The claim: The EU wants more control of UK banks and taxes and we have lost our veto over this.

Reality Check verdict: Britain has a veto over tax measures, but for some issues that affect UK banks and financial institutions can be out-voted by other EU members.

Michael Gove has said that the European Union wanted more control over the UK's taxes and banks. And he has suggested that Britain would be powerless to stop it from inside the EU, because we'd given up our veto on such matters.

The EU has no control over the most important taxes, such as income tax and National Insurance, as well as taxes such as stamp duty on properties and inheritance tax. All national governments within the EU have control over setting these taxes.

Nor does the EU have any say over how the taxes governments collect should be spent. There are no plans to change that.

On another important form of taxation, value added tax, (VAT), the EU has a say because EU countries co-ordinate their VAT rates, to avoid distorting competition across national borders.

The current rules mean EU countries can only apply zero or reduced VAT rates to an agreed list of goods and services. That list can only be changed by unanimous agreement of all 28 governments, meaning everyone has a veto over what's on it.

For example, all 28 members had to agree to new VAT proposals, which would pave the way for the UK to remove VAT from sanitary products - the so-called tampon tax.

There are no plans to scrap the power of veto in this area either.

EU countries also agree minimum duties on alcohol, fuel and tobacco. The UK imposes significantly higher duties on all those products.

These minimums also have to be agreed by unanimity, so the UK has a veto over them too.

And the power of veto is in place if a new tax is to be introduced across the EU. For example, in the wake of the eurozone crisis, the EU proposed a new EU-wide tax on financial transactions.

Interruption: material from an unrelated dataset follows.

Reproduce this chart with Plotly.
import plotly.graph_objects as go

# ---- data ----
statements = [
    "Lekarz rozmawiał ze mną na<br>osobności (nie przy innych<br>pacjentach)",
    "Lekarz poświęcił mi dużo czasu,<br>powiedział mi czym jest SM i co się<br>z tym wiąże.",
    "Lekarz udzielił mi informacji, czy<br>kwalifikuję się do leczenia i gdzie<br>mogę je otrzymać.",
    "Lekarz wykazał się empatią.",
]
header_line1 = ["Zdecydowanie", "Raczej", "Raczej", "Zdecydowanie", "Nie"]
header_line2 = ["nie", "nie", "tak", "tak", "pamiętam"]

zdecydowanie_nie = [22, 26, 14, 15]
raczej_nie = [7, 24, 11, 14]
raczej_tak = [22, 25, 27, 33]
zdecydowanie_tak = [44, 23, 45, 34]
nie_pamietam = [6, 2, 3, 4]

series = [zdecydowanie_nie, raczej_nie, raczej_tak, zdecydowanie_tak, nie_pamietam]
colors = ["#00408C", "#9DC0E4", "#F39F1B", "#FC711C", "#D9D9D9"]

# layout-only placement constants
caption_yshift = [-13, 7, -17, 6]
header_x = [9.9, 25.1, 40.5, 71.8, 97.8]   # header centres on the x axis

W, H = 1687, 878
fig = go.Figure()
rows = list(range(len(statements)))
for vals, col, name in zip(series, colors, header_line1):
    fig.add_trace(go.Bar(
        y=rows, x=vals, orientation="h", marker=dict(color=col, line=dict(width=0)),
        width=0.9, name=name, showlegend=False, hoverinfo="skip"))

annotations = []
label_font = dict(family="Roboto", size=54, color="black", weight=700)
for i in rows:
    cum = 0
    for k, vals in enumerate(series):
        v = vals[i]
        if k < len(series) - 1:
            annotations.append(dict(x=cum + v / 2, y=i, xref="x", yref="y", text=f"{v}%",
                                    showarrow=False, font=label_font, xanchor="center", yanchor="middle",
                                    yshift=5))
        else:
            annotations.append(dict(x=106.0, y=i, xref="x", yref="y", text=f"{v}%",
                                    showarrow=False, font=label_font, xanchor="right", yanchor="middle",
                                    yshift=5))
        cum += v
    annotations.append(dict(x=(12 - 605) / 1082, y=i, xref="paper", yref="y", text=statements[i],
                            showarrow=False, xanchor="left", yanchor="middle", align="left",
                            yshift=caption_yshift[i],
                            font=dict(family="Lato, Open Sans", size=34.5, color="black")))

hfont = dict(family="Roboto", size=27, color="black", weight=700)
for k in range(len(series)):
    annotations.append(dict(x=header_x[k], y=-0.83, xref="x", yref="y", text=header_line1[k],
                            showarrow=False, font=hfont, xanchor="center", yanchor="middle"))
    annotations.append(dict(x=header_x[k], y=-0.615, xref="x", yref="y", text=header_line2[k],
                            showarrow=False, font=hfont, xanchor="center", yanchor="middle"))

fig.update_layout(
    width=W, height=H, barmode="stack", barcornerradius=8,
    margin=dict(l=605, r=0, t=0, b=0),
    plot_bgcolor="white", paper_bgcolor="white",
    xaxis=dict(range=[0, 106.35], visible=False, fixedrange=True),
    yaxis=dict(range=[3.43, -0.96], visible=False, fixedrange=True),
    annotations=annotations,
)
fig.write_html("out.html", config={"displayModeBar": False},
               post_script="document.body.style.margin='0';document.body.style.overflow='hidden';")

The UK government opposes this tax and David Cameron vetoed it at a summit in 2012. Instead, 11 EU states, including France and Germany, decided to introduce the tax in their own countries.

Banking union

So what was Mr Gove talking about?

Well, when it comes to rules governing banks and financial institutions, the situation is different.

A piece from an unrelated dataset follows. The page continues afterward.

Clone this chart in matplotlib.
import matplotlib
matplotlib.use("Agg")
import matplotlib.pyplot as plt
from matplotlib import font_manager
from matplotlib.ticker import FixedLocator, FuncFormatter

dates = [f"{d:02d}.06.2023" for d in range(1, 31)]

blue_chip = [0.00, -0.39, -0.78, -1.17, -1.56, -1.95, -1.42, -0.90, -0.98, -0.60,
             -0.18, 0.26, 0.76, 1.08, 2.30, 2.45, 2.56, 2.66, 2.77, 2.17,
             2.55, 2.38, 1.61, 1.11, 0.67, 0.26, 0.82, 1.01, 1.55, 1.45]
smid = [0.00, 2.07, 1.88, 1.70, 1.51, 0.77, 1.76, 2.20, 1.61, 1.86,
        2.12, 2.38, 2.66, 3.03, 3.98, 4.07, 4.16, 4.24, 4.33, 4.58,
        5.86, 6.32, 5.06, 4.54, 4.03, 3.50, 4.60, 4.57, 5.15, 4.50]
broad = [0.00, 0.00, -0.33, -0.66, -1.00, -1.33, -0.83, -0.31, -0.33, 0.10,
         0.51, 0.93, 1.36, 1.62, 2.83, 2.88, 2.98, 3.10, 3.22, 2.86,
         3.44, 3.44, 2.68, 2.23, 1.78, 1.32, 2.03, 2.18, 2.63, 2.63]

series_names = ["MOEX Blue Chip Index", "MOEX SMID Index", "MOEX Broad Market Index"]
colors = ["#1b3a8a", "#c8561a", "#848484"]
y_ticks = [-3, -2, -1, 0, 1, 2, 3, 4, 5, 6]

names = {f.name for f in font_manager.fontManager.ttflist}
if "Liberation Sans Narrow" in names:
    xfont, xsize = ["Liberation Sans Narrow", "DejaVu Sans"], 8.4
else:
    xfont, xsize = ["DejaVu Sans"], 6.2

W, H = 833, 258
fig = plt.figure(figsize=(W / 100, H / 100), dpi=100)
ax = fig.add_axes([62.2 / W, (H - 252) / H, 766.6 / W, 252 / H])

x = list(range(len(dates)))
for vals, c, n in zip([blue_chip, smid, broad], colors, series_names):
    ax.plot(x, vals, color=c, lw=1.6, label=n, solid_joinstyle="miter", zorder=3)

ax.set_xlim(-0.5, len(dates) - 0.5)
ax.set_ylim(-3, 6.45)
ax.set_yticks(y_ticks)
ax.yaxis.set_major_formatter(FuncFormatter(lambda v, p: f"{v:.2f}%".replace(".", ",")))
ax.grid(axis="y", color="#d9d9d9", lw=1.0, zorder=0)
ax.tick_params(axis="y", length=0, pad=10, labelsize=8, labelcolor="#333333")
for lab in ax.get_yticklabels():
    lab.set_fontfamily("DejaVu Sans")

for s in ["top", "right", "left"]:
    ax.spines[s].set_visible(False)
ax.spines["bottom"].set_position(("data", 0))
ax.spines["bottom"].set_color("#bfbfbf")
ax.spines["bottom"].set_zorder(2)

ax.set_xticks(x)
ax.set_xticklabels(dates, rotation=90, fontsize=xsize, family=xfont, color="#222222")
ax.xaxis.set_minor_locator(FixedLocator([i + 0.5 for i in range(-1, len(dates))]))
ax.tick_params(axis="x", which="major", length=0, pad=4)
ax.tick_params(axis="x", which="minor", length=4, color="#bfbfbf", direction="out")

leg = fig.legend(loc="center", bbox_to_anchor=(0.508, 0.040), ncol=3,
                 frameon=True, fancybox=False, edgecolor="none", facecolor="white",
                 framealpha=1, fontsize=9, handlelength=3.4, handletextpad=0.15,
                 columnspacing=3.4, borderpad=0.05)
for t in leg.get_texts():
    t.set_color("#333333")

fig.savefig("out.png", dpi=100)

Many of the issues affecting financial institutions do not require unanimous agreement. That means no country has a veto as they are decided by qualified majority voting, which requires the agreement of at least 55% of the member states, representing 65% of the population of the EU.

For example, the UK government was outvoted in 2013 when the EU decided to put a cap on bankers' bonuses, despite strongly opposing such a move.

If Britain left the EU, the UK government would be free to decide on this itself.

It is also important to mention that, in the wake of the eurozone crisis, the 19 EU countries that had adopted the euro agreed to integrate their banking systems more closely. This process started in 2012 and it is still continuing.

The UK is not part of the eurozone and is not taking part in eurozone banking union or in other forms of closer financial integration.

Nevertheless, the eurozone's union will have an impact on the UK financial and banking sectors.

UPDATE: An earlier version of this article said "The EU has no control over … duties on alcohol, fuel and tobacco". We amended this on 9 June 2016 to say that the EU agrees minimum levels of duties on alcohol, fuel and tobacco, national governments then set the level they wish to charge above that minimum.